Who needs Jeff Goldblum? In its new spots for the latest crop of iMacs, Apple dispenses with the actor whose mellifluous, gleeful voice-overs ushered in the very first Bondi Blue Little Computer That Could two years ago. To plug the new ruby-red model, Apple presents nothing more than slo-mo, close-up, panning shots of the iMac, set to the soundtrack of Dion’s “Ruby Baby.” The effect is simultaneously erotic – you won’t find more worshipful camera work this side of a Herb Ritts celebrity photo shoot – and guilelessly charming.
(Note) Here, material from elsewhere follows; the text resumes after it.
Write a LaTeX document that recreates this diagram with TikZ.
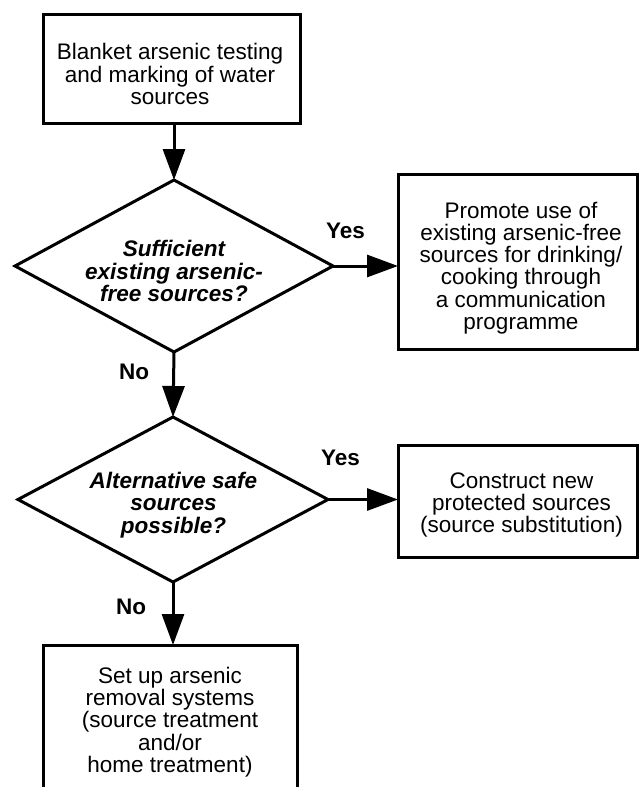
\documentclass[tikz,border=0pt]{standalone}
\usepackage{fontspec}
\setmainfont{Liberation Sans}
\usetikzlibrary{arrows.meta,shapes.geometric}
\tikzset{
  boxnode/.style={draw=black,line width=3pt,rectangle,inner sep=0pt,outer sep=0pt},
  decision/.style={draw=black,line width=3pt,diamond,inner sep=0pt,outer sep=0pt},
  bodytext/.style={align=center,inner sep=0pt,font=\fontsize{22.5}{22.3}\selectfont},
  qtext/.style={align=center,inner sep=0pt,font=\fontsize{22.5}{22.3}\selectfont\bfseries\itshape},
  yesno/.style={inner sep=0pt,font=\fontsize{22.5}{22.3}\selectfont\bfseries},
  flow/.style={line width=3pt,-{Triangle[length=31pt,width=22pt]}}
}
\begin{document}
\begin{tikzpicture}[x=1pt,y=-1pt]
\useasboundingbox (0,0) rectangle (639,787);
\clip (0,0) rectangle (639,787);
\fill[white] (0,0) rectangle (639,787);

% boxes
\node[boxnode,minimum width=257pt,minimum height=109pt] (b0) at (171.5,68.5) {};
\node[bodytext] (b0t) at (170,74) {Blanket arsenic testing\\and marking of water\\sources};

\node[decision,minimum width=318pt,minimum height=172pt] (d1) at (174,266) {};
\node[qtext] (d1t) at (174,271) {Sufficient\\existing arsenic-\\free sources?};

\node[boxnode,minimum width=239pt,minimum height=175pt] (b1) at (517.5,261.5) {};
\node[bodytext] (b1t) at (521,268) {Promote use of\\existing arsenic-free\\sources for drinking/\\cooking through\\a communication\\programme};

\node[decision,minimum width=310pt,minimum height=165pt] (d2) at (173,499.5) {};
\node[qtext] (d2t) at (173.5,505) {Alternative safe\\sources\\possible?};

\node[boxnode,minimum width=239pt,minimum height=112pt] (b2) at (517.5,501) {};
\node[bodytext] (b2t) at (521.5,505) {Construct new\\protected sources\\(source substitution)};

\node[boxnode,minimum width=254pt,minimum height=170pt] (b3) at (170,730) {};
\node[bodytext] (b3t) at (170,722) {Set up arsenic\\removal systems\\(source treatment\\and/or\\home treatment)};

% labels
\node[yesno] (y1) at (345.5,231) {Yes};
\node[yesno] (y2) at (340.5,458) {Yes};
\node[yesno] (n1) at (134,372) {No};
\node[yesno] (n2) at (131,607) {No};

% connectors
\draw[flow] (b0.south -| d1.north) -- (d1.north);
\draw[flow] (d1.east) -- (d1.east -| b1.west);
\draw[flow] (d1.south) -- (d2.north);
\draw[flow] (d2.east) -- (d2.east -| b2.west);
\draw[flow] (d2.south) -- (d2.south |- b3.north);
\end{tikzpicture}
\end{document}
Each of the other new iMac flavors also gets its own 30-second spot and color-specific soundtrack (indigo gets Elvis’s “Blue Suede Shoes”; snow gets Cream’s “White Room”), while the new Apple Pro Mouse races around to Steppenwolf’s “Born to Be Wild.” No product specs, no testimonials, no nothing. No other major computer brand could afford to go this minimal, but 3.7 million sales later, we all get the iMac, so there’s no need for narrative. Apple’s already rewritten the rules of product design; now it’s overhauled the visual vocabulary of the product pitch. You’re supposed to imagine that when you take home an iMac, you’re inviting a superstar – one worthy of its own music videos – to live with you. Since the new iMacs are basically the same as the old iMacs, just slightly faster and smarter, the company is simply selling what it has always sold best: the glamorous, seductive Apple mythology.